Apple on Wednesday (Thursday AEST) failed to persuade a US appeals court to pause key parts of a federal judge’s order requiring the iPhone maker to immediately open its lucrative App Store to more competition.
The 9th US Circuit Court of Appeals rejected Apple’s request to put the provisions on hold as the tech company appeals the judge’s order, which came in a long-running antitrust lawsuit brought by “Fortnite” maker Epic Games.
US District Judge Yvonne Gonzalez Rogers in April found Apple in contempt of an earlier injunction order she issued in the Epic Games case.

Apple in a statement said it was “disappointed with the decision not to stay the district court’s order, and we’ll continue to argue our case during the appeals process.”
The judge on April 30 ordered Apple to end several practices that she said were designed to circumvent the injunction, including a new 27 per cent fee Apple imposed on app developers when its customers complete an app purchase outside the App Store.

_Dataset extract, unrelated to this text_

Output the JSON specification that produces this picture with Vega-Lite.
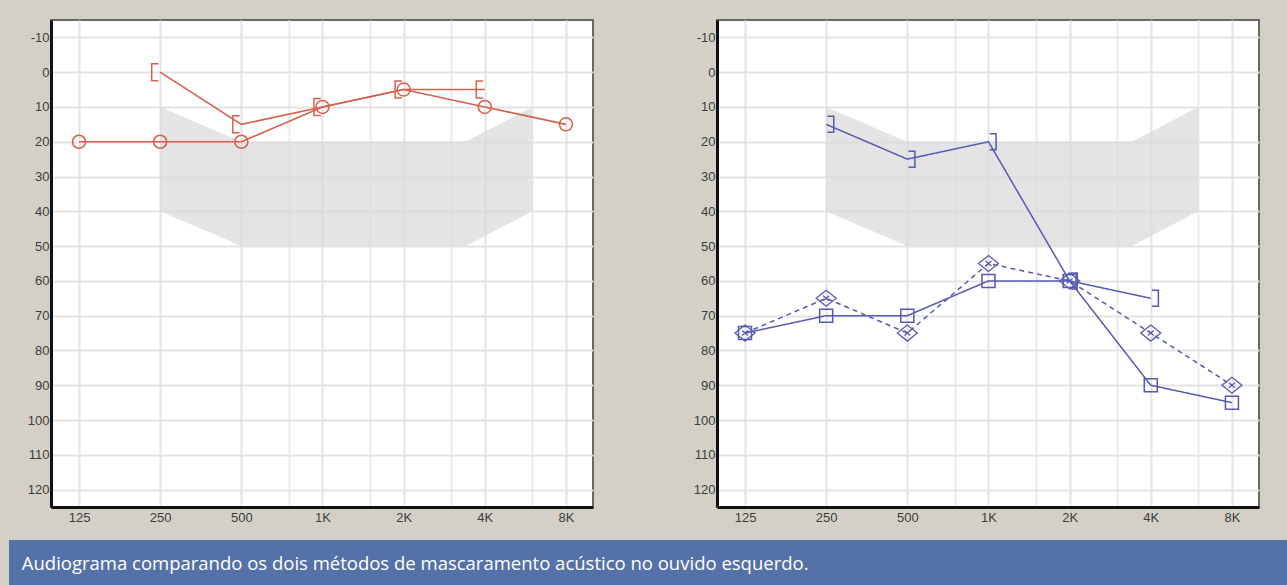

The court also prohibited Apple from restricting where developers place links to make purchases outside of an app.
Epic Games founder and chief executive Tim Sweeney said in a post on X after the appeals court ruling that the “long national nightmare of the Apple tax is ended.”
In its emergency appeal, Apple said the ruling blocked the company from “exercising control over core aspects of its business operations” and forced it to give free access to its services.
Epic Games countered that Apple was trying to continue evading competition and collecting fees that the judge had barred.
Apple has faced a “surge of genuine competition” since Gonzalez Rogers issued her April injunction, as developers updated apps with “better payment methods, better deals, and better consumer choice,” Epic said.
Epic Games sued Apple in 2020 to loosen its control over transactions in applications that use its iOS operating system and how apps are distributed to consumers.
Apple mostly won the case, but Gonzalez Rogers in 2021 said Apple must allow developers to more easily steer consumers to potentially cheaper non-Apple payment options.
Apple defied that court order to maintain a revenue stream worth billions of dollars, Gonzalez Rogers wrote in April.
She also said Apple had misled the court about its efforts to comply with her injunction and referred the company and one of its executives to federal prosecutors for a possible criminal contempt investigation.